US President Barack Obama will use a visit to Australia next week to announce that the US will station Marines at a base in Darwin, Australian ministers indicated yesterday in a sign of heightened concern about China.
The Sydney Morning Herald said the new permanent military presence had been under consideration for some years as Washington looks to boost its Pacific Command, and senior Australian politicians did not deny the plan.
The US currently has only a limited deployment in longstanding ally Australia, including the Pine Gap Joint Defence Facility spy station near Alice Springs, and the move represents a significant geostrategic shift.
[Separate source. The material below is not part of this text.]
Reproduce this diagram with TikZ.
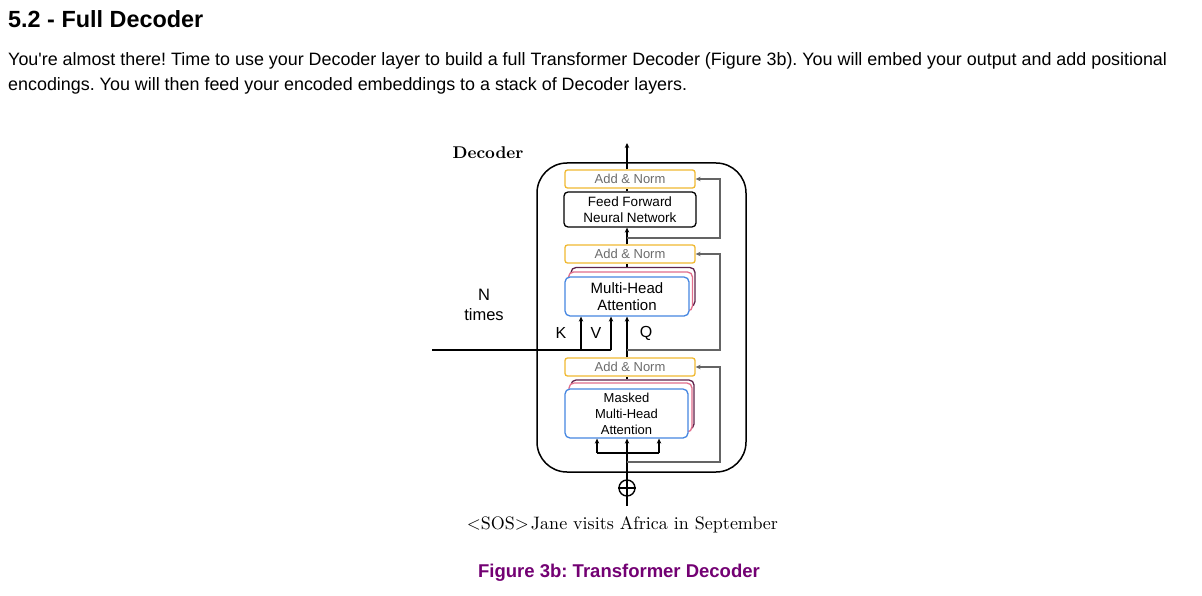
\documentclass[tikz,border=0pt]{standalone}
\usepackage{fontspec}
\newfontfamily\arial{Liberation Sans}
\newfontfamily\lmten{lmroman10-regular.otf}
\newfontfamily\lmtenbf{lmroman10-bold.otf}
\usetikzlibrary{arrows.meta,backgrounds}
\frenchspacing
\definecolor{addc}{RGB}{240,185,50}
\definecolor{attc}{RGB}{70,135,225}
\definecolor{pinkc}{RGB}{225,110,140}
\definecolor{purpc}{RGB}{95,35,75}
\definecolor{resc}{RGB}{100,100,100}
\definecolor{capc}{RGB}{115,0,115}
\tikzset{
  addnorm/.style={draw=addc, line width=1.3pt, rounded corners=2.5pt, minimum width=130pt, minimum height=18pt, inner sep=0pt, text=gray!85!black, fill=white, font=\arial\fontsize{13}{15}\selectfont},
  ffbox/.style={draw=black, line width=1.3pt, rounded corners=4pt, minimum width=132pt, minimum height=35pt, inner sep=0pt, align=center, fill=white, font=\arial\fontsize{13.5}{16}\selectfont},
  attbox/.style={draw=attc, line width=1.3pt, rounded corners=5pt, inner sep=0pt, align=center, fill=white},
  backbox/.style={line width=1.3pt, rounded corners=5pt, inner sep=0pt, fill=white},
  conn/.style={line width=1.4pt, -{Stealth[length=5pt,width=4.5pt]}},
  plain/.style={line width=1.4pt},
  res/.style={line width=1.4pt, draw=resc, -{Stealth[length=5pt,width=4.5pt]}},
  lbl/.style={font=\arial\fontsize{16}{18}\selectfont, inner sep=0pt},
}
\begin{document}
\begin{tikzpicture}[x=1pt,y=-1pt]
\useasboundingbox (0,0) rectangle (1202,596);
\fill[white] (0,0) rectangle (1202,596);
% page text
\node[anchor=base west, inner sep=0pt, font=\arial\bfseries\fontsize{23.4}{27}\selectfont] (head) at (8,27.5) {5.2 - Full Decoder};
\node[anchor=base west, inner sep=0pt, font=\arial\fontsize{17.9}{21}\selectfont] (p1) at (8,66) {You're almost there! Time to use your Decoder layer to build a full Transformer Decoder (Figure 3b). You will embed your output and add positional};
\node[anchor=base west, inner sep=0pt, font=\arial\fontsize{17.9}{21}\selectfont] (p2) at (8,91) {encodings. You will then feed your encoded embeddings to a stack of Decoder layers.};
% decoder frame
\node[draw, line width=1.5pt, rounded corners=30pt, minimum width=209pt, minimum height=309pt, inner sep=0pt] (frame) at (641.5,317.5) {};
\node[font=\lmtenbf\fontsize{17}{20}\selectfont, inner sep=0pt] (title) at (488,153) {Decoder};
% top block
\node[addnorm] (an1) at (630,179) {Add \& Norm};
\node[ffbox] (ff) at (630,209.5) {Feed Forward\\Neural Network};
\node[addnorm] (an2) at (630,254) {Add \& Norm};
% multi-head attention stack
\node[backbox, draw=purpc, minimum width=124pt, minimum height=39pt] (mhaC) at (633,287) {};
\node[backbox, draw=pinkc, minimum width=124pt, minimum height=39pt] (mhaB) at (630.5,291.5) {};
\node[attbox, minimum width=124pt, minimum height=39pt, font=\arial\fontsize{15}{17}\selectfont] (mha) at (627,296.5) {Multi-Head\\Attention};
\node[addnorm] (an3) at (630,367) {Add \& Norm};
% masked stack
\node[backbox, draw=purpc, minimum width=123pt, minimum height=49pt] (mmC) at (632.5,404.5) {};
\node[backbox, draw=pinkc, minimum width=123pt, minimum height=49pt] (mmB) at (630.5,407.5) {};
\node[attbox, minimum width=123pt, minimum height=49pt, font=\arial\fontsize{13}{16}\selectfont] (mm) at (626.5,413.5) {Masked\\Multi-Head\\Attention};
% plus
\node[draw, circle, line width=1.4pt, minimum size=16pt, inner sep=0pt] (plus) at (627,488) {};
\draw[line width=1.4pt] (plus.north) -- (plus.south) (plus.west) -- (plus.east);
% labels
\node[lbl] (K) at (561,333) {K};
\node[lbl] (V) at (596,333) {V};
\node[lbl] (Q) at (646,333) {Q};
\node[lbl, align=center, font=\arial\fontsize{16.5}{20}\selectfont] (N) at (484,305) {N\\times};
\node[font=\lmten\fontsize{18}{22}\selectfont, inner sep=0pt] (sent) at (622.5,524.5) {<SOS>\kern2pt Jane visits Africa in September};
\node[font=\arial\bfseries\fontsize{18.5}{21}\selectfont, text=capc, inner sep=0pt] (cap) at (619,573) {Figure 3b: Transformer Decoder};
% coordinates
\coordinate (out) at (627,143);
\coordinate (enc) at (432,350);
\coordinate (kb) at (581,350);
\coordinate (vb) at (611,350);
\coordinate (bl) at (597,453);
\coordinate (br) at (659,453);
\coordinate (r1) at (627,238);
\coordinate (r2) at (627,350);
\coordinate (r3) at (627,462);
\coordinate (inp) at (627,506);
% connectors
\draw[conn] (an1.north -| out) -- (out);
\draw[plain] (ff.north -| out) -- (an1.south -| out);
\draw[conn] (an2.north -| out) -- (ff.south -| out);
\draw[plain] (mhaC.north -| out) -- (an2.south -| out);
\draw[conn] (an3.north -| out) -- (mha.south -| out);
\draw[plain] (enc) -- (vb);
\draw[conn] (kb) -- (kb |- mha.south);
\draw[conn] (vb) -- (vb |- mha.south);
\draw[plain] (mmC.north -| out) -- (an3.south -| out);
\draw[conn] (plus.north) -- (mm.south -| out);
\draw[plain] (bl) -- (br);
\draw[conn] (bl) -- (bl |- mm.south);
\draw[conn] (br) -- (br |- mm.south);
\draw[plain] (plus.south) -- (inp);
% residuals
\draw[res] (r1) -- (720,238) |- (an1.east);
\draw[res] (r2) -- (720,350) |- (an2.east);
\draw[res] (r3) -- (720,462) |- (an3.east);
\end{tikzpicture}
\end{document}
“It is important to wait for the president to visit Australia and for him and the prime minister to confirm what further defense cooperation arrangements we may have planned,” Australian Minister for Foreign Affairs Kevin Rudd said.
“From the Australian perspective, here we are with a vast coastline, a population of just 23 million. It has always made national security sense to have a strong security alliance with America,” Rudd added.
Pentagon spokesman George Little declined to comment on the report, saying only: “Australia is an American friend and ally, and we will continue to work together to foster even stronger military ties with one another.”
Obama arrives in the country on Wednesday, visiting the capital, Canberra, before becoming the first US president to travel to the Northern Territory when he lands in Darwin.
The US will not be building a new base in the city, but instead will reportedly use the existing Robertson Barracks nearby.
The facility is home to about 4,500 Australian soldiers and will need to be expanded to cater for the US Marines, the paper said, citing sources who declined to detail how many troops or sailors would be rotating through.
The plan would intensify the 60-year military alliance between the two countries, which has played a crucial part in anchoring US influence in Asia.
In a speech to a national security workshop yesterday, Australian Minister for Defence Stephen Smith said: “This would potentially see more ship visits, more visiting aircraft and more training and exercising through northern Australia.”
It would also see “the prepositioning of United States equipment in Australia,” he added.
US Marines are already based at Okinawa in Japan and on Guam as the US’ chief combat force in the Pacific theater, and analysts said the Australian move was largely a response to the rise of China.
Beijing is boosting its military spending and capabilities and becoming increasingly assertive on the high seas where it claims sovereignty over essentially all of the South China Sea, a key global trading route.
Just weeks ago, China sent its first aircraft carrier on its maiden sea trials, underlining the scale of the country’s naval ambitions and sending jitters through Washington and Tokyo.
“China looms very large for both Australia and the US,” said Geoffrey Garrett, chief executive of the US Studies Centre at the University of Sydney, adding that the US strategy had two elements.
“The first concerns strengthening America’s alliances and friendships in the region as an insurance policy that China’s until now very peaceful rise changes course,” Garrett said.
“The second is trying to build a regional economic architecture for the Asia-Pacific based on the market principles of America and Australia that China over time will have powerful incentives to join, even if this entails domestic reforms it has been unwilling to undertake up until now,” he added.
Andrew Shearer, a former senior diplomat at the Australian embassy in Washington and now the director of studies at the Lowy Institute for International Policy, said the move was “not all about China.”
“Everyone draws the China connection, but it’s as much to do with the rise of India as well,” Shearer said.
“It’s not all about defense, but to be able to conduct disaster relief, counter piracy and keep shipping lanes free,” he said.